• _WRITTEN PROBLEM_
Could the lines from the start of the data through the line with "955, 965, 975];" be set down exactly, with no pictures among them?

• _DATA SECTION_
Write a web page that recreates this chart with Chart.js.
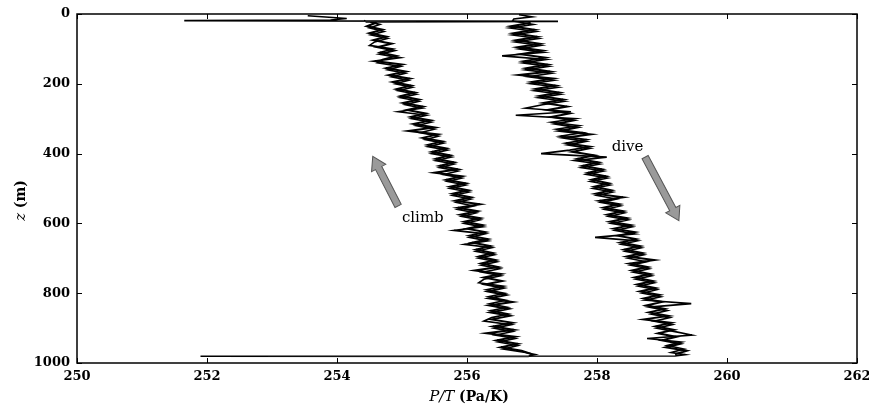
<!DOCTYPE html>
<html>
<head>
<meta charset="utf-8">
<script src="https://cdn.jsdelivr.net/npm/chart.js@4.4.1/dist/chart.umd.min.js"></script>
<style>
  html, body { margin: 0; padding: 0; background: #fff; }
  #wrap { width: 869px; height: 409px; }
</style>
</head>
<body>
<div id="wrap"><canvas id="chart" width="869" height="409"></canvas></div>
<script>
// ---------------- DATA ----------------
// depth (m) of the sampled profile points, first and second sensor pass
const depth = [20, 30, 40, 50, 60, 70, 80, 90, 100, 110, 120, 130, 140, 150, 160, 170, 180, 190, 200,
  210, 220, 230, 240, 250, 260, 270, 280, 290, 300, 310, 320, 330, 340, 350, 360, 370, 380, 390, 400,
  410, 420, 430, 440, 450, 460, 470, 480, 490, 500, 510, 520, 530, 540, 550, 560, 570, 580, 590, 600,
  610, 620, 630, 640, 650, 660, 670, 680, 690, 700, 710, 720, 730, 740, 750, 760, 770, 780, 790, 800,
  810, 820, 830, 840, 850, 860, 870, 880, 890, 900, 910, 920, 930, 940, 950, 960, 970];
const depth2 = [25, 35, 45, 55, 65, 75, 85, 95, 105, 115, 125, 135, 145, 155, 165, 175, 185, 195,
  205, 215, 225, 235, 245, 255, 265, 275, 285, 295, 305, 315, 325, 335, 345, 355, 365, 375, 385, 395,
  405, 415, 425, 435, 445, 455, 465, 475, 485, 495, 505, 515, 525, 535, 545, 555, 565, 575, 585, 595,
  605, 615, 625, 635, 645, 655, 665, 675, 685, 695, 705, 715, 725, 735, 745, 755, 765, 775, 785, 795,
  805, 815, 825, 835, 845, 855, 865, 875, 885, 895, 905, 915, 925, 935, 945, 955, 965, 975];

// P/T (Pa/K) along the climb
const climbPT = [254.44, 254.66, 254.50, 254.72, 254.52, 254.78, 254.58, 254.50, 254.86, 254.66,
  254.92, 254.70, 254.62, 254.98, 254.78, 255.05, 254.84, 255.10, 254.90, 255.16,
  254.94, 255.22, 254.98, 255.26, 255.05, 255.31, 254.94, 255.38, 255.15, 255.45,
  255.22, 255.50, 255.28, 255.56, 255.36, 255.64, 255.40, 255.70, 255.46, 255.76,
  255.52, 255.80, 255.58, 255.86, 255.64, 255.92, 255.70, 255.98, 255.74, 256.03,
  255.78, 256.06, 255.84, 256.10, 255.86, 256.14, 255.92, 256.20, 255.96, 256.24,
  255.80, 256.28, 256.04, 256.32, 255.96, 256.38, 256.14, 256.42, 256.18, 256.46,
  256.22, 256.50, 256.24, 256.52, 256.26, 256.18, 256.56, 256.30, 256.58, 256.33,
  256.60, 256.35, 256.62, 256.36, 256.64, 256.38, 256.26, 256.68, 256.42, 256.70,
  256.44, 256.74, 256.48, 256.78, 256.56, 256.90];
const climbPT2 = [254.60, 254.46, 254.70, 254.50, 254.76, 254.56, 254.84, 254.62,
  254.88, 254.66, 254.96, 254.58, 255.00, 254.76, 255.06, 254.80, 255.12, 254.86,
  255.14, 254.92, 255.20, 254.98, 255.26, 255.02, 255.32, 255.08, 255.36, 255.14,
  255.44, 255.18, 255.50, 255.10, 255.55, 255.32, 255.62, 255.40, 255.68, 255.46,
  255.74, 255.52, 255.80, 255.58, 255.86, 255.50, 255.92, 255.68, 255.98, 255.74,
  256.02, 255.78, 256.06, 255.82, 256.20, 255.86, 256.16, 255.90, 256.20, 255.96,
  256.24, 256.00, 256.28, 256.04, 256.32, 256.08, 256.36, 256.14, 256.40, 256.18,
  256.44, 256.22, 256.48, 256.12, 256.52, 256.26, 256.54, 256.28, 256.56, 256.32,
  256.60, 256.34, 256.70, 256.34, 256.64, 256.36, 256.66, 256.38, 256.70, 256.40,
  256.72, 256.30, 256.74, 256.46, 256.78, 256.52, 256.84, 257.00];

// P/T (Pa/K) along the dive
const divePT = [256.70, 257.02, 256.66, 257.06, 256.70, 257.10, 256.74, 257.14, 256.80, 257.18,
  256.54, 257.22, 256.86, 257.26, 256.90, 257.30, 256.94, 257.34, 256.98, 257.40,
  257.04, 257.44, 257.10, 257.50, 257.16, 256.90, 257.60, 256.75, 257.66, 257.30,
  257.72, 257.38, 257.78, 257.44, 257.84, 257.52, 257.90, 257.58, 257.14, 258.15,
  257.66, 258.04, 257.76, 258.10, 257.84, 258.16, 257.90, 258.20, 257.94, 258.24,
  258.00, 258.30, 258.06, 258.36, 258.12, 258.42, 258.18, 258.48, 258.22, 258.54,
  258.28, 258.58, 257.97, 258.62, 258.38, 258.68, 258.44, 258.72, 258.48, 258.76,
  258.52, 258.80, 258.56, 258.84, 258.60, 258.88, 258.64, 258.92, 258.70, 258.98,
  258.74, 259.45, 258.80, 259.08, 258.84, 259.12, 258.88, 259.16, 258.92, 259.20,
  259.46, 258.77, 259.30, 259.08, 259.34, 259.14];
const divePT2 = [256.98, 256.68, 257.04, 256.72, 257.08, 256.76, 257.12, 256.78,
  257.16, 256.82, 257.20, 256.88, 257.24, 256.92, 257.28, 256.80, 257.32, 257.00,
  257.36, 257.06, 257.42, 257.12, 257.48, 257.18, 257.54, 257.24, 257.58, 257.30,
  257.64, 257.36, 257.70, 257.42, 257.90, 257.48, 257.82, 257.56, 257.88, 257.62,
  257.96, 257.70, 258.02, 257.78, 258.08, 257.86, 258.14, 257.92, 258.18, 257.96,
  258.22, 257.98, 258.40, 258.04, 258.34, 258.10, 258.40, 258.16, 258.46, 258.20,
  258.52, 258.26, 258.58, 258.32, 258.60, 258.36, 258.66, 258.42, 258.70, 258.46,
  258.88, 258.50, 258.78, 258.54, 258.82, 258.58, 258.86, 258.62, 258.90, 258.66,
  258.96, 258.72, 259.00, 258.76, 259.04, 258.80, 259.10, 258.72, 259.14, 258.90,
  259.18, 258.94, 259.22, 259.00, 259.28, 259.06, 259.38, 259.20];

// surface and bottom turn pieces
const climbTopPT = [253.55, 254.15, 253.90, 251.65, 257.40, 254.45];
const climbTopZ  = [5, 13, 17, 19, 21, 23];
const climbEndPT = [257.05, 256.95];
const climbEndZ  = [976, 980];
const diveTopPT  = [256.80, 257.00, 256.72];
const diveTopZ   = [2, 8, 14];
const diveEndPT  = [259.36, 259.20, 251.90, 256.95];
const diveEndZ   = [976, 980, 980.5, 981];

const xTicks = [250, 252, 254, 256, 258, 260, 262];
const zTicks = [0, 200, 400, 600, 800, 1000];

// ---------------- HELPERS ----------------
function toPoints(xs, zs) {
    return xs.map((x, i) => ({ x: x, y: zs[i] }));
}

const climbData = toPoints(climbTopPT, climbTopZ)
    .concat(toPoints(climbPT, depth))
    .concat(toPoints(climbEndPT, climbEndZ));
const diveData = toPoints(diveTopPT, diveTopZ)
    .concat(toPoints(divePT, depth))
    .concat(toPoints(diveEndPT, diveEndZ));

function line(data, w) {
    return { data: data, showLine: true, borderColor: "#000", borderWidth: w,
             pointRadius: 0, tension: 0 };
}

function drawArrow(ctx, x1, y1, x2, y2) {
    const ang = Math.atan2(y2 - y1, x2 - x1);
    const len = Math.hypot(x2 - x1, y2 - y1);
    const shaft = 3.5, head = 8, headLen = 13;
    ctx.save();
    ctx.translate(x1, y1);
    ctx.rotate(ang);
    ctx.beginPath();
    ctx.moveTo(0, -shaft);
    ctx.lineTo(len - headLen, -shaft);
    ctx.lineTo(len - headLen, -head);
    ctx.lineTo(len, 0);
    ctx.lineTo(len - headLen, head);
    ctx.lineTo(len - headLen, shaft);
    ctx.lineTo(0, shaft);
    ctx.closePath();
    ctx.fillStyle = "#9a9a9a";
    ctx.fill();
    ctx.strokeStyle = "#555";
    ctx.lineWidth = 1;
    ctx.stroke();
    ctx.restore();
}

// ---------------- DECOR PLUGIN ----------------
const decor = {
    id: "decor",
    afterDatasetsDraw(chart) {
        const ctx = chart.ctx;
        const a = chart.chartArea;
        const xs = chart.scales.x, ys = chart.scales.y;

        // frame
        ctx.save();
        ctx.strokeStyle = "#000";
        ctx.lineWidth = 1.5;
        ctx.strokeRect(a.left, a.top, a.right - a.left, a.bottom - a.top);

        // inward ticks on all four sides
        ctx.lineWidth = 1;
        ctx.beginPath();
        xTicks.forEach(v => {
            const px = Math.round(xs.getPixelForValue(v)) + 0.5;
            ctx.moveTo(px, a.bottom); ctx.lineTo(px, a.bottom - 5);
            ctx.moveTo(px, a.top); ctx.lineTo(px, a.top + 5);
        });
        zTicks.forEach(v => {
            const py = Math.round(ys.getPixelForValue(v)) + 0.5;
            ctx.moveTo(a.left, py); ctx.lineTo(a.left + 5, py);
            ctx.moveTo(a.right, py); ctx.lineTo(a.right - 5, py);
        });
        ctx.stroke();

        // arrows
        drawArrow(ctx, xs.getPixelForValue(254.94), ys.getPixelForValue(550),
                       xs.getPixelForValue(254.55), ys.getPixelForValue(408));
        drawArrow(ctx, xs.getPixelForValue(258.74), ys.getPixelForValue(410),
                       xs.getPixelForValue(259.26), ys.getPixelForValue(592));

        // annotations
        ctx.fillStyle = "#000";
        ctx.font = "15px 'DejaVu Serif'";
        ctx.textAlign = "center";
        ctx.textBaseline = "middle";
        ctx.fillText("climb", xs.getPixelForValue(255.32), ys.getPixelForValue(584));
        ctx.fillText("dive", xs.getPixelForValue(258.47), ys.getPixelForValue(382));

        // x title: P/T (Pa/K)
        const it = "italic 15px 'DejaVu Serif'";
        const bd = "bold 14px 'DejaVu Serif'";
        ctx.textAlign = "left";
        ctx.textBaseline = "alphabetic";
        ctx.font = it; const w1 = ctx.measureText("P/T ").width;
        ctx.font = bd; const w2 = ctx.measureText("(Pa/K)").width;
        let tx = (a.left + a.right) / 2 - (w1 + w2) / 2 + 2;
        const ty = a.bottom + 38;
        ctx.font = it; ctx.fillText("P/T ", tx, ty);
        ctx.font = bd; ctx.fillText("(Pa/K)", tx + w1, ty);

        // y title: z (m)
        ctx.translate(25, (a.top + a.bottom) / 2 + 12);
        ctx.rotate(-Math.PI / 2);
        ctx.font = it; const w3 = ctx.measureText("z ").width;
        ctx.font = bd; const w4 = ctx.measureText("(m)").width;
        let sx = -(w3 + w4) / 2;
        ctx.font = it; ctx.fillText("z ", sx, 0);
        ctx.font = bd; ctx.fillText("(m)", sx + w3, 0);
        ctx.restore();
    }
};

// ---------------- CHART ----------------
const tickFont = { family: "DejaVu Serif", size: 13, weight: "bold" };

new Chart(document.getElementById("chart").getContext("2d"), {
    type: "scatter",
    data: {
        datasets: [
            line(climbData, 1.6),
            line(toPoints(climbPT2, depth2), 2),
            line(diveData, 1.6),
            line(toPoints(divePT2, depth2), 2)
        ]
    },
    options: {
        responsive: false,
        animation: false,
        layout: { padding: { left: 0, right: 12, top: 14, bottom: 0 } },
        plugins: { legend: { display: false }, tooltip: { enabled: false } },
        scales: {
            x: {
                type: "linear", min: 250, max: 262,
                grid: { display: false, drawTicks: false },
                border: { display: false },
                ticks: { stepSize: 2, color: "#000", font: tickFont, padding: 6,
                         callback: v => String(v) },
                afterFit(s) { s.height = 46; s.paddingLeft = 0; s.paddingRight = 0; }
            },
            y: {
                type: "linear", min: 0, max: 1000, reverse: true,
                grid: { display: false, drawTicks: false },
                border: { display: false },
                ticks: { stepSize: 200, color: "#000", font: tickFont, padding: 7,
                         callback: v => String(v) },
                afterFit(s) { s.width = 77; s.paddingTop = 0; s.paddingBottom = 0; }
            }
        }
    },
    plugins: [decor]
});
</script>
</body>
</html>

• _OUTPUT BELOW_
Write a web page that recreates this chart with Chart.js.
<!DOCTYPE html>
<html>
<head>
<meta charset="utf-8">
<script src="https://cdn.jsdelivr.net/npm/chart.js@4.4.1/dist/chart.umd.min.js"></script>
<style>
  html, body { margin: 0; padding: 0; background: #fff; }
  #wrap { width: 869px; height: 409px; }
</style>
</head>
<body>
<div id="wrap"><canvas id="chart" width="869" height="409"></canvas></div>
<script>
// ---------------- DATA ----------------
// depth (m) of the sampled profile points, first and second sensor pass
const depth = [20, 30, 40, 50, 60, 70, 80, 90, 100, 110, 120, 130, 140, 150, 160, 170, 180, 190, 200,
  210, 220, 230, 240, 250, 260, 270, 280, 290, 300, 310, 320, 330, 340, 350, 360, 370, 380, 390, 400,
  410, 420, 430, 440, 450, 460, 470, 480, 490, 500, 510, 520, 530, 540, 550, 560, 570, 580, 590, 600,
  610, 620, 630, 640, 650, 660, 670, 680, 690, 700, 710, 720, 730, 740, 750, 760, 770, 780, 790, 800,
  810, 820, 830, 840, 850, 860, 870, 880, 890, 900, 910, 920, 930, 940, 950, 960, 970];
const depth2 = [25, 35, 45, 55, 65, 75, 85, 95, 105, 115, 125, 135, 145, 155, 165, 175, 185, 195,
  205, 215, 225, 235, 245, 255, 265, 275, 285, 295, 305, 315, 325, 335, 345, 355, 365, 375, 385, 395,
  405, 415, 425, 435, 445, 455, 465, 475, 485, 495, 505, 515, 525, 535, 545, 555, 565, 575, 585, 595,
  605, 615, 625, 635, 645, 655, 665, 675, 685, 695, 705, 715, 725, 735, 745, 755, 765, 775, 785, 795,
  805, 815, 825, 835, 845, 855, 865, 875, 885, 895, 905, 915, 925, 935, 945, 955, 965, 975];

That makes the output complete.